**Set task**.
Count every line that has the word "with" in it; give no more than the number.

— START OF Record set —

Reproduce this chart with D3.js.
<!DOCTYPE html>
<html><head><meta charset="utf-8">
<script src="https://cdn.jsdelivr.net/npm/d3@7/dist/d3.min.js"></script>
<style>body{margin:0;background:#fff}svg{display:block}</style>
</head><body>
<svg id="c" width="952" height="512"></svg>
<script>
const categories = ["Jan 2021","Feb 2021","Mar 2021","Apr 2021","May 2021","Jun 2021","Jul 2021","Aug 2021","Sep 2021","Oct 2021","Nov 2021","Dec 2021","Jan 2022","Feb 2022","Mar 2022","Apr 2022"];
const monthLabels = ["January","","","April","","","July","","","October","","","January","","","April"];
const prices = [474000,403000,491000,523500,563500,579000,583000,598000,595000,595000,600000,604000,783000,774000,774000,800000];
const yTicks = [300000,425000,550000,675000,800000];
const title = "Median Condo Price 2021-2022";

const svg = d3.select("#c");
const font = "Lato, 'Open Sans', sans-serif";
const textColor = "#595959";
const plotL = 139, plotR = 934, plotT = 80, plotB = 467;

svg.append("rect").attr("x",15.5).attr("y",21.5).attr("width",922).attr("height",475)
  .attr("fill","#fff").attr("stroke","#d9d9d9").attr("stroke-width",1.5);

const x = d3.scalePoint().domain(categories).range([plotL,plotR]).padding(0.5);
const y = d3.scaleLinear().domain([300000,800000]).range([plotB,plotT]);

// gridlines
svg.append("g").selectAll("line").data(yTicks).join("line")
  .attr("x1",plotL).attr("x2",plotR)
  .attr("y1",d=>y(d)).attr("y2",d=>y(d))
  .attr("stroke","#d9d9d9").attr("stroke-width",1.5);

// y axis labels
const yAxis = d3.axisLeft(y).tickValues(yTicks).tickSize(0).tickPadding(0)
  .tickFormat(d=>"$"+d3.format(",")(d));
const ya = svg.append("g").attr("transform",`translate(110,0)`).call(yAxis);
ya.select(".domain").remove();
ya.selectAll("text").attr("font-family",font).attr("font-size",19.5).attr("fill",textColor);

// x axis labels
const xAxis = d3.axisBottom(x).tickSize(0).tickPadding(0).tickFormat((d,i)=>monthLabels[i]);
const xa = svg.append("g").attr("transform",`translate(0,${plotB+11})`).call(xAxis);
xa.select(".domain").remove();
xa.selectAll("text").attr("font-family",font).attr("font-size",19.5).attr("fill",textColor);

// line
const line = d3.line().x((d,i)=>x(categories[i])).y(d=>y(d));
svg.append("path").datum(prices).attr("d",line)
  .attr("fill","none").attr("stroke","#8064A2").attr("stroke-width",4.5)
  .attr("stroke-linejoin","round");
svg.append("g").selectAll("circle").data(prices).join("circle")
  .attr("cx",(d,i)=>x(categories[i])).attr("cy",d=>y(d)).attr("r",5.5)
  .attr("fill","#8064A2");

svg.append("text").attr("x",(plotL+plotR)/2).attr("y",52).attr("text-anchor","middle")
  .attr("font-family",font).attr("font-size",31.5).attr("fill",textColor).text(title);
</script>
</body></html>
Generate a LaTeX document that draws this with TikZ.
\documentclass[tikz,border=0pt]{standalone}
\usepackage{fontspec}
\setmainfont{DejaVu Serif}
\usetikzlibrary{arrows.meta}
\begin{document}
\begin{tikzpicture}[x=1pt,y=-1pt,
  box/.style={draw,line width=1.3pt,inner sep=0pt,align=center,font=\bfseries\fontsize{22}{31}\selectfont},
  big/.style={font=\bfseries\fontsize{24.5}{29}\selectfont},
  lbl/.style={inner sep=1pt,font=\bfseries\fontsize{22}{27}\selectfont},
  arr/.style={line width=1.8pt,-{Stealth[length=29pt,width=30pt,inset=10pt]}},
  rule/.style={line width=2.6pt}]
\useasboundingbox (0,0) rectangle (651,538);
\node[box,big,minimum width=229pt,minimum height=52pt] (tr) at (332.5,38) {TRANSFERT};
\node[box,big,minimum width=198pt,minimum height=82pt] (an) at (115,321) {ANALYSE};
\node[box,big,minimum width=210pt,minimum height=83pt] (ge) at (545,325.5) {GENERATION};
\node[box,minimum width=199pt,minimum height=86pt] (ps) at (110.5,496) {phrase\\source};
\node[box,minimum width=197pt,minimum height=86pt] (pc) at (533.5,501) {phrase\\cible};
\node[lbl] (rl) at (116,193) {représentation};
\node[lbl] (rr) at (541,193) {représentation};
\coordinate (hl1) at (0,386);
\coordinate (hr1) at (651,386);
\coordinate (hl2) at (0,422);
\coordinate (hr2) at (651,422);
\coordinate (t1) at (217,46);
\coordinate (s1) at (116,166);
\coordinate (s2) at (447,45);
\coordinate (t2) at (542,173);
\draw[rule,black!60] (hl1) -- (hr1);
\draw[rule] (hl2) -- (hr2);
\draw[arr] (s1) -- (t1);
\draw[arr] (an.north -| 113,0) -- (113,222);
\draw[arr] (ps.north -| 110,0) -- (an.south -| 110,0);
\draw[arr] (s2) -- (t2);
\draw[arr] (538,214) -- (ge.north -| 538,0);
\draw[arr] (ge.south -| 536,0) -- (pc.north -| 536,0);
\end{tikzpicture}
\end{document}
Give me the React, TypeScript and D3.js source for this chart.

— END OF Record set —

**Exercise solution**.
2